2、where in与join等价的情况

当一次groupby,需要筛选条件时,where in和join时等价的
当多次groupby,需要筛选条件时,用where in () (注意不是where in ()a,不用标记表名)

等价:【例】SQL22 作答试卷得分大于过80的人的用户等级分布

# where in
select level,count(uid) as level_cnt
from user_info 
where (uid,level) in   # 字段数需要统一
(select ui.uid,level
from exam_record er
left join user_info ui using(uid)
left join examination_info ei using(exam_id)
where tag='SQL'
and score>80)
group by level
order by level_cnt DESC

# join
select level,count(distinct u_i.uid) as level_cnt
from exam_record e_r 
left join examination_info e_i on e_r.exam_id = e_i.exam_id
left join user_info u_i on e_r.uid = u_i.uid
where tag = 'SQL'
and score > 80
group by level
order by level_cnt desc, level desc

不等价【例】月均完成试卷数不小于3的用户爱作答的类别

SELECT tag,count(tag) as tag_cnt
from exam_record join examination_info using(exam_id)
where uid in 
(
select uid from exam_record
where submit_time is not null
group by uid
having count(submit_time)/count(distinct date_format(submit_time,'%Y%m'))>=3
)
group by tag
order by tag_cnt desc

【例】SQL70 牛客每个人最近的登录日期(五)
查询每个日期新用户的次日留存率,结果保留小数点后面3位数(3位之后的四舍五入),并且查询结果按照日期升序排序

  • 代码注意点:(1)iffull(value,0)表示如果是null就输出0;(2)(a,b) in (select A,B from…)列数一定要对等
  • 明确问题:12号的新用户次留是指在12号是第一次登录,并且在13号也登录了。

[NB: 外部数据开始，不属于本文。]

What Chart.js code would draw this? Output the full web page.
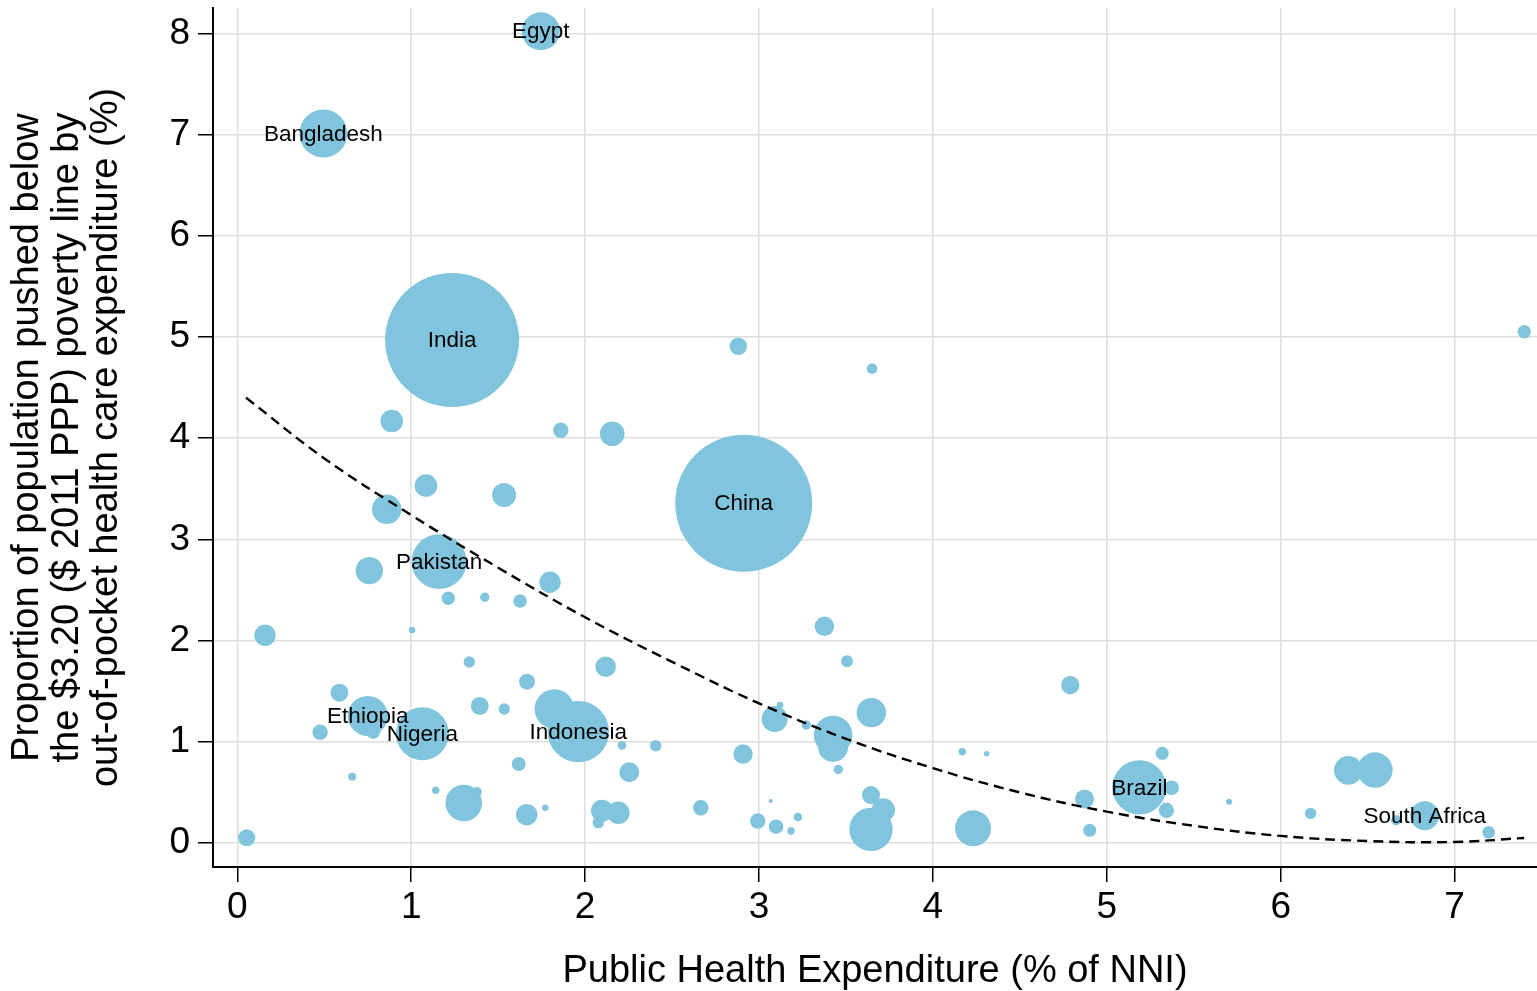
<!DOCTYPE html>
<html>
<head>
<meta charset="utf-8">
<script src="https://cdn.jsdelivr.net/npm/chart.js@4.4.1/dist/chart.umd.min.js"></script>
<style>
  html, body { margin: 0; padding: 0; background: #fff; }
  #wrap { width: 1537px; height: 991px; }
</style>
</head>
<body>
<div id="wrap"><canvas id="c" width="1537" height="991"></canvas></div>
<script>
// ---- Data ----
// Public health expenditure (% of NNI)
const healthExp = [
  1.745, 0.495, 1.235, 2.912, 2.881, 3.650, 7.401, 0.888, 1.860, 2.156,
  1.085, 1.534, 0.859, 1.160, 0.759, 1.798, 1.213, 1.423, 1.626, 0.159,
  1.005, 1.334, 1.666, 2.118, 3.376, 3.506, 4.790, 0.587, 0.750, 0.782,
  0.476, 1.064, 1.394, 1.535, 1.823, 1.961, 2.212, 2.406, 1.618, 2.254,
  0.660, 1.141, 1.302, 1.377, 1.664, 1.771, 2.097, 2.191, 2.076, 0.054,
  2.908, 2.665, 2.993, 3.098, 3.067, 3.224, 3.184, 3.090, 3.121, 3.272,
  3.426, 3.426, 3.456, 3.646, 3.644, 3.644, 3.715, 4.231, 4.169, 4.309,
  4.872, 4.902, 5.187, 5.319, 5.373, 5.343, 5.703, 6.172, 6.389, 6.542,
  6.828, 6.664, 7.196
];
// Proportion pushed below $3.20 poverty line (%)
const impoverished = [
  8.02, 7.01, 4.97, 3.357, 4.908, 4.687, 5.052, 4.17, 4.078, 4.044,
  3.531, 3.439, 3.297, 2.780, 2.691, 2.576, 2.418, 2.428, 2.391, 2.052,
  2.105, 1.789, 1.594, 1.742, 2.141, 1.795, 1.561, 1.485, 1.255, 1.100,
  1.094, 1.080, 1.354, 1.324, 1.324, 1.100, 0.965, 0.961, 0.781, 0.699,
  0.655, 0.521, 0.395, 0.504, 0.280, 0.349, 0.319, 0.299, 0.201, 0.052,
  0.879, 0.349, 0.217, 0.161, 0.415, 0.257, 0.119, 1.225, 1.364, 1.166,
  1.067, 0.949, 0.728, 1.288, 0.135, 0.474, 0.326, 0.145, 0.902, 0.882,
  0.435, 0.125, 0.550, 0.886, 0.546, 0.323, 0.408, 0.293, 0.718, 0.721,
  0.270, 0.224, 0.106
];
// Population (millions)
const population = [
  107, 170, 1326, 1386, 22.4, 8.3, 13.3, 37.7, 17.5, 44.7,
  37.7, 42.5, 63.8, 223, 55.4, 33.8, 13.3, 6.5, 13.3, 33.8,
  3.2, 9.6, 18.9, 31.3, 27.8, 10.6, 25, 23.9, 118, 14.5,
  17.5, 207, 23.9, 9.6, 116, 278, 5.5, 9.6, 14.5, 29.5,
  4.7, 4.0, 99, 7.4, 33.8, 3.2, 35.7, 37.7, 9.6, 21.8,
  27.8, 17.5, 17.5, 15.7, 1.2, 5.5, 4.0, 49.9, 3.2, 6.5,
  110, 66.5, 6.5, 63.8, 139, 23.9, 40.4, 95.7, 4.0, 2.2,
  26.7, 12.5, 218, 12.5, 15.7, 17.5, 2.7, 9.6, 60.4, 92.5,
  62.1, 7.4, 11.7
];
// Country labels ('' = unlabeled)
const countryLabels = [
  'Egypt', 'Bangladesh', 'India', 'China', '', '', '', '', '', '',
  '', '', '', 'Pakistan', '', '', '', '', '', '',
  '', '', '', '', '', '', '', '', 'Ethiopia', '',
  '', 'Nigeria', '', '', '', 'Indonesia', '', '', '', '',
  '', '', '', '', '', '', '', '', '', '',
  '', '', '', '', '', '', '', '', '', '',
  '', '', '', '', '', '', '', '', '', '',
  '', '', 'Brazil', '', '', '', '', '', '', '',
  'South Africa', '', ''
];
// Fitted (quadratic) trend line
const fitX = [0.05, 0.5, 1, 1.5, 2, 2.5, 3, 3.5, 4, 4.5, 5, 5.5, 6, 6.5, 7, 7.40];
const fitY = [4.40, 3.80, 3.24, 2.72, 2.23, 1.79, 1.38, 1.03, 0.74, 0.50, 0.31, 0.17, 0.07, 0.02, 0.01, 0.05];
// Tick labels
const xTicks = [0, 1, 2, 3, 4, 5, 6, 7];
const yTicks = [0, 1, 2, 3, 4, 5, 6, 7, 8];
const xTitle = 'Public Health Expenditure (% of NNI)';
const yTitle = [
  'Proportion of population pushed below',
  'the $3.20 ($ 2011 PPP) poverty line by',
  'out-of-pocket health care expenditure (%)'
];

// ---- Build chart ----
const FONT = "'Liberation Sans', Arial, Helvetica, sans-serif";
const BUBBLE_COLOR = 'rgb(128,196,222)';
const R_PER_SQRT_POP = 1.84;

const bubbleData = healthExp.map((x, i) => ({
  x: x, y: impoverished[i], r: R_PER_SQRT_POP * Math.sqrt(population[i])
}));
const fitData = fitX.map((x, i) => ({ x: x, y: fitY[i] }));

const labelPlugin = {
  id: 'countryLabels',
  afterDatasetsDraw(chart) {
    const meta = chart.getDatasetMeta(1);
    const ctx = chart.ctx;
    ctx.save();
    ctx.font = '22.5px ' + FONT;
    ctx.fillStyle = '#000';
    ctx.textAlign = 'center';
    ctx.textBaseline = 'middle';
    meta.data.forEach((el, i) => {
      const t = countryLabels[i];
      if (t) ctx.fillText(t, el.x, el.y + 1);
    });
    ctx.restore();
  }
};

new Chart(document.getElementById('c'), {
  type: 'bubble',
  data: {
    datasets: [
      {
        type: 'line',
        data: fitData,
        borderColor: '#000',
        borderWidth: 2.4,
        borderDash: [10, 6],
        pointRadius: 0,
        fill: false,
        tension: 0.4,
        order: 0
      },
      {
        type: 'bubble',
        data: bubbleData,
        backgroundColor: BUBBLE_COLOR,
        borderWidth: 0,
        hoverBorderWidth: 0,
        order: 1
      }
    ]
  },
  options: {
    responsive: false,
    animation: false,
    events: [],
    layout: { autoPadding: false, padding: { top: 8, right: 0, left: 0, bottom: 0 } },
    plugins: { legend: { display: false }, tooltip: { enabled: false } },
    scales: {
      x: {
        type: 'linear',
        position: 'bottom',
        min: -0.14,
        max: 7.474,
        afterBuildTicks: (s) => { s.ticks = xTicks.map(v => ({ value: v })); },
        afterFit: (s) => { s.height = 124; s.paddingLeft = 0; s.paddingRight = 0; },
        grid: { color: '#dedede', lineWidth: 1.5, tickLength: 15, tickColor: '#000', tickWidth: 1.5 },
        border: { display: true, color: '#000', width: 2 },
        ticks: { color: '#000', font: { family: FONT, size: 37 }, padding: 4, maxRotation: 0, autoSkip: false },
        title: { display: true, text: xTitle, color: '#000', font: { family: FONT, size: 38 }, padding: { top: 0, bottom: -3 } }
      },
      y: {
        type: 'linear',
        position: 'left',
        min: -0.237,
        max: 8.25,
        afterBuildTicks: (s) => { s.ticks = yTicks.map(v => ({ value: v })); },
        afterFit: (s) => { s.width = 213; s.paddingTop = 0; s.paddingBottom = 0; },
        grid: { color: '#dedede', lineWidth: 1.5, tickLength: 15, tickColor: '#000', tickWidth: 1.5 },
        border: { display: true, color: '#000', width: 2 },
        ticks: { color: '#000', font: { family: FONT, size: 37 }, padding: 8, autoSkip: false },
        title: { display: true, text: yTitle, color: '#000', font: { family: FONT, size: 38, lineHeight: 1.04 }, padding: { top: 8, bottom: 0 } }
      }
    }
  },
  plugins: [labelPlugin]
});
</script>
</body>
</html>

分母:当前日期新用户的特征是 当前日期=该用户所有登录日期的最小值。分子:当前日期作为前一天有该用户的登录记录,并且是第一次登录。(12号作为前一天登陆了并且是第一次登录,13号要登录了)
-- 通过in来筛选
-- 分子:今天在,昨天也在,且昨天是第一天登录
-- 分母:每天的新用户数
-- 易错点:分母为0,ifnull

select date,
ifnull(round(sum(case when 
    (user_id,date) in (select user_id,date_add(date,interval -1 day) from login)
    and
    (user_id,date) in (select user_id,min(date) from login group by user_id)
    then 1 else 0 end)/
sum(case when 
    (user_id,date) in (select user_id,min(date) from login group by user_id)
    then 1 else 0 end),3)
 ,0) as p
 from login 
 group by date
 order by date

(三)聚合信息:groupby与窗口函数

1、要显示所有信息因此不能直接使用group by后的结果

SQL79 牛客的课程订单分析(三)
【法一】内表找出user_id,外表找出该user_id符合的记录

-- 要显示所有信息因此不能直接使用group by后的结果
-- 先找到符合条件的人
with temp1 as (select user_id from order_info
where date>'2025-10-15'
and status='completed'
and product_name in ('C++','Java','Python')
group by user_id 
having count(id)>=2)

-- 再找到符合条件的所有信息
select * from order_info
where user_id in (select * from temp1)  -- 注意不能直接写成temp1
and date>'2025-10-15'
and status='completed'
and product_name in ('C++','Java','Python')
order by id

同理也可以不用临时表来写

select * from order_info
where user_id in (select user_id from order_info
where date>'2025-10-15'
and status='completed'
and product_name in ('C++','Java','Python')
group by user_id 
having count(id)>=2)  -- 注意不能直接写成temp1
and date>'2025-10-15'
and status='completed'
and product_name in ('C++','Java','Python')
order by id

注:

临时表的写法:
with a as (),
b as (),
c as ()

【法二】窗口函数
groupby会把结果聚合成一行,所以如果需要所有信息,就要先内表后外表。但是窗口函数生成结果的行数不变,因此可以直接基于窗口函数做筛选,但是如果where筛选涉及窗口,还是要作为内表的,因为where的逻辑再select之前,但是可以少写很多筛选条件。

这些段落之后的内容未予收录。